-- START OF Supplied data --

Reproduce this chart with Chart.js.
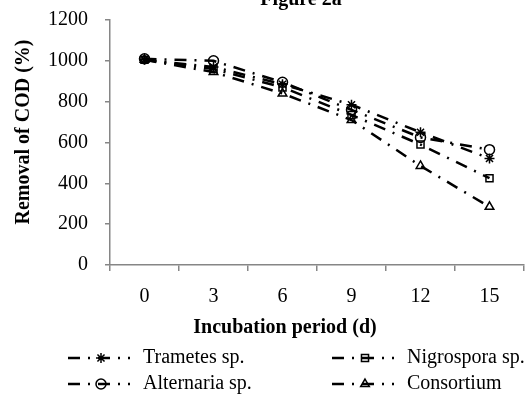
<!DOCTYPE html>
<html><head><meta charset="utf-8">
<script src="https://cdn.jsdelivr.net/npm/chart.js@4/dist/chart.umd.min.js"></script>
<style>html,body{margin:0;padding:0;background:#fff;}</style>
</head><body>
<canvas id="c" width="531" height="394"></canvas>
<script>
const categories = ['0', '3', '6', '9', '12', '15'];
const trametes   = [1005, 970, 885, 785, 650, 522];
const nigrospora = [1005, 960, 870, 735, 590, 425];
const alternaria = [1010, 1000, 895, 760, 625, 565];
const consortium = [1005, 945, 840, 710, 485, 285];
const seriesNames = ['Trametes sp.', 'Nigrospora sp.', 'Alternaria sp.', 'Consortium'];
const yTickValues = [0, 200, 400, 600, 800, 1000, 1200];
const chartTitle = 'Figure 2a';
const xTitle = 'Incubation period (d)';
const yTitle = 'Removal of COD (%)';

const FONT = '"Liberation Serif", "Times New Roman", serif';
const AXIS = '#868686';
const DASH = [12, 8, 2, 8];

function mk(label, data, style) {
  return {
    label, data, pointStyle: style,
    borderColor: '#000', borderWidth: 2.5, borderDash: DASH,
    pointRadius: 5, pointHoverRadius: 5, pointBorderWidth: 1.5,
    pointBorderColor: '#000', pointBackgroundColor: 'rgba(0,0,0,0)',
    fill: false, tension: 0
  };
}

function drawMarker(ctx, style, x, y, r) {
  ctx.beginPath();
  if (style === 'circle') {
    ctx.arc(x, y, r, 0, Math.PI * 2);
  } else if (style === 'rect') {
    const s = r * Math.SQRT1_2;
    ctx.rect(x - s, y - s, 2 * s, 2 * s);
  } else if (style === 'triangle') {
    ctx.moveTo(x, y - r);
    ctx.lineTo(x + r * 0.866, y + r * 0.5);
    ctx.lineTo(x - r * 0.866, y + r * 0.5);
    ctx.closePath();
  } else if (style === 'star') {
    for (let k = 0; k < 4; k++) {
      const a = k * Math.PI / 4;
      ctx.moveTo(x - r * Math.sin(a), y - r * Math.cos(a));
      ctx.lineTo(x + r * Math.sin(a), y + r * Math.cos(a));
    }
  }
  ctx.stroke();
}

const annot = {
  id: 'annot',
  afterDraw(chart) {
    const ctx = chart.ctx;
    ctx.save();
    ctx.fillStyle = '#000';
    ctx.font = 'bold 20px ' + FONT;
    ctx.textAlign = 'center';
    ctx.textBaseline = 'alphabetic';
    ctx.fillText(chartTitle, 301, 5);
    ctx.textBaseline = 'middle';
    ctx.fillText(xTitle, 285, 328);
    ctx.save();
    ctx.translate(24, 132);
    ctx.rotate(-Math.PI / 2);
    ctx.fillText(yTitle, 0, 0);
    ctx.restore();
    // legend
    const colX = [68, 332], rowY = [358, 384];
    chart.data.datasets.forEach((ds, i) => {
      const x0 = colX[i % 2], y = rowY[Math.floor(i / 2)];
      ctx.strokeStyle = '#000';
      ctx.lineWidth = ds.borderWidth;
      ctx.setLineDash(ds.borderDash);
      ctx.beginPath();
      ctx.moveTo(x0, y);
      ctx.lineTo(x0 + 62, y);
      ctx.stroke();
      ctx.setLineDash([]);
      ctx.lineWidth = 1.5;
      drawMarker(ctx, ds.pointStyle, x0 + 33, y, 5);
      ctx.font = '20px ' + FONT;
      ctx.textAlign = 'left';
      ctx.textBaseline = 'middle';
      ctx.fillText(ds.label, x0 + 75, y);
    });
    ctx.restore();
  }
};

new Chart(document.getElementById('c'), {
  type: 'line',
  data: {
    labels: categories,
    datasets: [
      mk(seriesNames[0], trametes, 'star'),
      mk(seriesNames[1], nigrospora, 'rect'),
      mk(seriesNames[2], alternaria, 'circle'),
      mk(seriesNames[3], consortium, 'triangle')
    ]
  },
  options: {
    responsive: false,
    devicePixelRatio: 1,
    animation: false,
    layout: { padding: { top: 20, right: 7, left: 0, bottom: 0 } },
    plugins: { legend: { display: false }, title: { display: false }, tooltip: { enabled: false } },
    scales: {
      x: {
        type: 'category',
        offset: true,
        grid: { display: true, drawOnChartArea: false, drawTicks: true, tickLength: 6, offset: true, color: AXIS, lineWidth: 1.5 },
        border: { display: true, color: AXIS, width: 1.5 },
        ticks: { color: '#000', font: { family: FONT, size: 20 }, padding: 14, maxRotation: 0, autoSkip: false },
        afterFit(s) { s.height = 129; s.paddingTop = 0; s.paddingLeft = 0; s.paddingRight = 0; s.paddingBottom = 0; }
      },
      y: {
        min: 0, max: 1200,
        afterBuildTicks(s) { s.ticks = yTickValues.map(v => ({ value: v })); },
        grid: { display: true, drawOnChartArea: false, drawTicks: true, tickLength: 5, color: AXIS, lineWidth: 1.5 },
        border: { display: true, color: AXIS, width: 1.5 },
        ticks: { color: '#000', font: { family: FONT, size: 20 }, padding: 17, callback: v => String(v) },
        afterFit(s) { s.width = 110; s.paddingTop = 0; s.paddingBottom = 0; s.paddingLeft = 0; s.paddingRight = 0; }
      }
    }
  },
  plugins: [annot]
});
</script>
</body></html>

-- END OF Supplied data --

Output all of the data exactly as it stands, minus any images.

_Exercise solution_.
Reproduce this chart with Chart.js.
<!DOCTYPE html>
<html><head><meta charset="utf-8">
<script src="https://cdn.jsdelivr.net/npm/chart.js@4/dist/chart.umd.min.js"></script>
<style>html,body{margin:0;padding:0;background:#fff;}</style>
</head><body>
<canvas id="c" width="531" height="394"></canvas>
<script>
const categories = ['0', '3', '6', '9', '12', '15'];
const trametes   = [1005, 970, 885, 785, 650, 522];
const nigrospora = [1005, 960, 870, 735, 590, 425];
const alternaria = [1010, 1000, 895, 760, 625, 565];
const consortium = [1005, 945, 840, 710, 485, 285];
const seriesNames = ['Trametes sp.', 'Nigrospora sp.', 'Alternaria sp.', 'Consortium'];
const yTickValues = [0, 200, 400, 600, 800, 1000, 1200];
const chartTitle = 'Figure 2a';
const xTitle = 'Incubation period (d)';
const yTitle = 'Removal of COD (%)';

const FONT = '"Liberation Serif", "Times New Roman", serif';
const AXIS = '#868686';
const DASH = [12, 8, 2, 8];

function mk(label, data, style) {
  return {
    label, data, pointStyle: style,
    borderColor: '#000', borderWidth: 2.5, borderDash: DASH,
    pointRadius: 5, pointHoverRadius: 5, pointBorderWidth: 1.5,
    pointBorderColor: '#000', pointBackgroundColor: 'rgba(0,0,0,0)',
    fill: false, tension: 0
  };
}

function drawMarker(ctx, style, x, y, r) {
  ctx.beginPath();
  if (style === 'circle') {
    ctx.arc(x, y, r, 0, Math.PI * 2);
  } else if (style === 'rect') {
    const s = r * Math.SQRT1_2;
    ctx.rect(x - s, y - s, 2 * s, 2 * s);
  } else if (style === 'triangle') {
    ctx.moveTo(x, y - r);
    ctx.lineTo(x + r * 0.866, y + r * 0.5);
    ctx.lineTo(x - r * 0.866, y + r * 0.5);
    ctx.closePath();
  } else if (style === 'star') {
    for (let k = 0; k < 4; k++) {
      const a = k * Math.PI / 4;
      ctx.moveTo(x - r * Math.sin(a), y - r * Math.cos(a));
      ctx.lineTo(x + r * Math.sin(a), y + r * Math.cos(a));
    }
  }
  ctx.stroke();
}

const annot = {
  id: 'annot',
  afterDraw(chart) {
    const ctx = chart.ctx;
    ctx.save();
    ctx.fillStyle = '#000';
    ctx.font = 'bold 20px ' + FONT;
    ctx.textAlign = 'center';
    ctx.textBaseline = 'alphabetic';
    ctx.fillText(chartTitle, 301, 5);
    ctx.textBaseline = 'middle';
    ctx.fillText(xTitle, 285, 328);
    ctx.save();
    ctx.translate(24, 132);
    ctx.rotate(-Math.PI / 2);
    ctx.fillText(yTitle, 0, 0);
    ctx.restore();
    // legend
    const colX = [68, 332], rowY = [358, 384];
    chart.data.datasets.forEach((ds, i) => {
      const x0 = colX[i % 2], y = rowY[Math.floor(i / 2)];
      ctx.strokeStyle = '#000';
      ctx.lineWidth = ds.borderWidth;
      ctx.setLineDash(ds.borderDash);
      ctx.beginPath();
      ctx.moveTo(x0, y);
      ctx.lineTo(x0 + 62, y);
      ctx.stroke();
      ctx.setLineDash([]);
      ctx.lineWidth = 1.5;
      drawMarker(ctx, ds.pointStyle, x0 + 33, y, 5);
      ctx.font = '20px ' + FONT;
      ctx.textAlign = 'left';
      ctx.textBaseline = 'middle';
      ctx.fillText(ds.label, x0 + 75, y);
    });
    ctx.restore();
  }
};

new Chart(document.getElementById('c'), {
  type: 'line',
  data: {
    labels: categories,
    datasets: [
      mk(seriesNames[0], trametes, 'star'),
      mk(seriesNames[1], nigrospora, 'rect'),
      mk(seriesNames[2], alternaria, 'circle'),
      mk(seriesNames[3], consortium, 'triangle')
    ]
  },
  options: {
    responsive: false,
    devicePixelRatio: 1,
    animation: false,
    layout: { padding: { top: 20, right: 7, left: 0, bottom: 0 } },
    plugins: { legend: { display: false }, title: { display: false }, tooltip: { enabled: false } },
    scales: {
      x: {
        type: 'category',
        offset: true,
        grid: { display: true, drawOnChartArea: false, drawTicks: true, tickLength: 6, offset: true, color: AXIS, lineWidth: 1.5 },
        border: { display: true, color: AXIS, width: 1.5 },
        ticks: { color: '#000', font: { family: FONT, size: 20 }, padding: 14, maxRotation: 0, autoSkip: false },
        afterFit(s) { s.height = 129; s.paddingTop = 0; s.paddingLeft = 0; s.paddingRight = 0; s.paddingBottom = 0; }
      },
      y: {
        min: 0, max: 1200,
        afterBuildTicks(s) { s.ticks = yTickValues.map(v => ({ value: v })); },
        grid: { display: true, drawOnChartArea: false, drawTicks: true, tickLength: 5, color: AXIS, lineWidth: 1.5 },
        border: { display: true, color: AXIS, width: 1.5 },
        ticks: { color: '#000', font: { family: FONT, size: 20 }, padding: 17, callback: v => String(v) },
        afterFit(s) { s.width = 110; s.paddingTop = 0; s.paddingBottom = 0; s.paddingLeft = 0; s.paddingRight = 0; }
      }
    }
  },
  plugins: [annot]
});
</script>
</body></html>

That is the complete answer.